Enquanto o futuro não chega, a estilista francesa Coqueline Courrèges ergueu as mangas e construiu um carro elétrico com persianas de
fibra de vidro transparente em toda a circunferência. Dedicou sua criação às estrelas, às galáxias, ao Sol e à Lua. A semi-esfera ambulante alcança 75 km/h, o suficiente para detonar um jogo de baterias. Seu tanque faz 100 quilômetros com 1,52 euro (cerca de R$ 5,5). A obra é um alerta sobre a finitude e o papel do ser humano na destruição do planeta. Madame Courrèges esquentou o debate entre políticos e dirigentes de montadoras no Parlamento europeu, em Estrasburgo, na primeira pausa do rali em território francês.

Depois de uma discussão acalorada, concluiu-se que os custos não compensam o empenho das montadoras e das companhias petrolíferas em apressar a pesquisa com o veículo elétrico movido a hidrogênio. Para o curto prazo, a aposta recai mesmo sobre os modelos híbridos, que aliam a confiabilidade da gasolina aos combustíveis alternativos.

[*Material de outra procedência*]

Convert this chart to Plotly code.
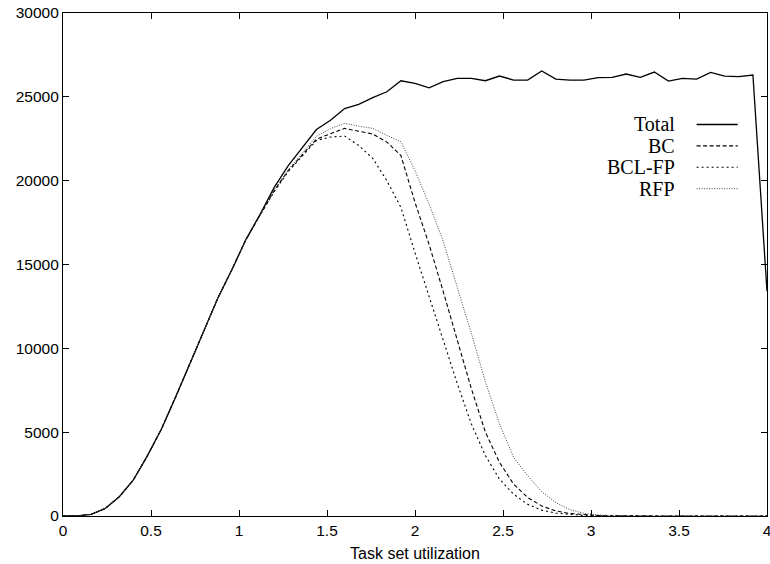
import plotly.graph_objects as go

# x grid: task set utilization, step 0.08
util = [round(i * 0.08, 2) for i in range(51)]

total = [0, 10, 100, 450, 1150, 2150, 3600, 5200, 7100, 9100,
         11100, 13000, 14700, 16500, 18000, 19600, 20900, 22000, 23050, 23600,
         24300, 24550, 24950, 25300, 25960, 25800, 25540, 25900, 26100, 26100,
         25960, 26240, 26000, 26000, 26540, 26060, 26000, 26000, 26140, 26160,
         26360, 26160, 26480, 25940, 26100, 26060, 26460, 26240, 26200, 26300,
         13400]

bc = [0, 10, 100, 450, 1150, 2150, 3600, 5200, 7100, 9100,
      11100, 13000, 14700, 16500, 17950, 19400, 20600, 21550, 22480, 22800,
      23120, 22950, 22780, 22300, 21500, 18700, 16200, 13400, 10500, 7600,
      5000, 3200, 1900, 1100, 600, 300, 150, 70, 30, 10,
      0, 0, 0, 0, 0, 0, 0, 0, 0, 0, 0]

bclfp = [0, 10, 100, 450, 1150, 2150, 3600, 5200, 7100, 9100,
         11100, 13000, 14700, 16500, 17950, 19350, 20550, 21500, 22400, 22600,
         22660, 22100, 21330, 20000, 18400, 15700, 13100, 10500, 7900, 5500,
         3600, 2200, 1300, 700, 350, 170, 80, 30, 10, 0,
         0, 0, 0, 0, 0, 0, 0, 0, 0, 0, 0]

rfp = [0, 10, 100, 450, 1150, 2150, 3600, 5200, 7100, 9100,
       11100, 13000, 14700, 16500, 17950, 19450, 20650, 21650, 22650, 23100,
       23420, 23250, 23120, 22700, 22320, 20600, 18600, 16400, 13700, 10900,
       8000, 5500, 3500, 2400, 1450, 800, 380, 160, 60, 20,
       0, 0, 0, 0, 0, 0, 0, 0, 0, 0, 0]

names = ["Total", "BC", "BCL-FP", "RFP"]
series = [total, bc, bclfp, rfp]
dashes = ["solid", "4px,2.5px", "2px,3px", "1px,1.5px"]
widths = [1.3, 1.1, 1.1, 1.0]
colors = ["#000000", "#000000", "#000000", "#444444"]

fig = go.Figure()
for n, s, d, w, c in zip(names, series, dashes, widths, colors):
    fig.add_trace(go.Scatter(x=util, y=s, mode="lines", name=n,
                             line=dict(color=c, width=w, dash=d),
                             showlegend=False))

# manual gnuplot-style legend: right-aligned label, line sample on the right
row_y = [125, 149, 173, 197]
H = 564.0
W = 770.0
for n, d, w, c, yy in zip(names, dashes, widths, colors, row_y):
    yp = 1 - yy / H
    fig.add_annotation(x=671 / W, y=yp, xref="paper", yref="paper",
                       text=n, showarrow=False, xanchor="right", yanchor="middle",
                       borderpad=0,
                       font=dict(family="Liberation Serif", size=20, color="black"))
    fig.add_shape(type="line", xref="paper", yref="paper",
                  x0=693 / W, x1=738 / W, y0=yp, y1=yp,
                  line=dict(color=c, width=w, dash=d))

fig.update_layout(
    width=770, height=564,
    margin=dict(l=63, r=3, t=13, b=48),
    plot_bgcolor="white", paper_bgcolor="white",
    font=dict(family="Liberation Sans", size=15.5, color="black"),
    xaxis=dict(range=[0, 4], dtick=0.5, tick0=0, showgrid=False, zeroline=False,
               showline=True, linecolor="black", linewidth=1.2, mirror="ticks",
               ticks="inside", ticklen=6, tickcolor="black", tickwidth=1,
               ticklabeloverflow="allow", automargin=False,
               title=dict(text="Task set utilization", font=dict(size=16), standoff=10)),
    yaxis=dict(range=[0, 30000], dtick=5000, tick0=0, showgrid=False, zeroline=False,
               showline=True, linecolor="black", linewidth=1.2, mirror="ticks",
               ticks="inside", ticklen=6, tickcolor="black", tickwidth=1,
               tickformat="d", ticklabeloverflow="allow", automargin=False),
)

fig.write_html("out.html")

Para sair dessa encruzilhada, uma das saídas é investir na tecnologia. Um dos mais revolucionários veículos do amanhã são os chamados by-wire, que transferem o controle do automóvel a um sistema de sensores e comandos eletrônicos em vez dos convencionais sistemas mecânicos. Sem pedais ou acelerador, o automóvel Novanta, presente no rali ecológico, tem um misto de joystick e guidão de motocicleta no lugar do volante. Para pilotar o carro é preciso um tempo de adaptação: basta girar o guidão para acelerar ou pressioná-lo para acionar os freios. “É tudo uma questão de conforto e de costume”, afirma o italiano Filipo Zingariello, vice-presidente da SKF, companhia sueca que fornece suprimentos ao Novanta. Seu mais novo cliente é a General Motors, que aproveitou o Salão do Automóvel, em Paris, para fazer a première mundial do modelo ultratecnológico Hy-Wire. Embora ainda seja um protótipo a quilômetros de distância do asfalto, o carro comandado por eletrônica é uma sinalização de como serão as ruas num futuro ainda distante, quando os automóveis serão guiados por comandos eletrônicos, apesar do indescritível prazer implícito no ato de dirigir.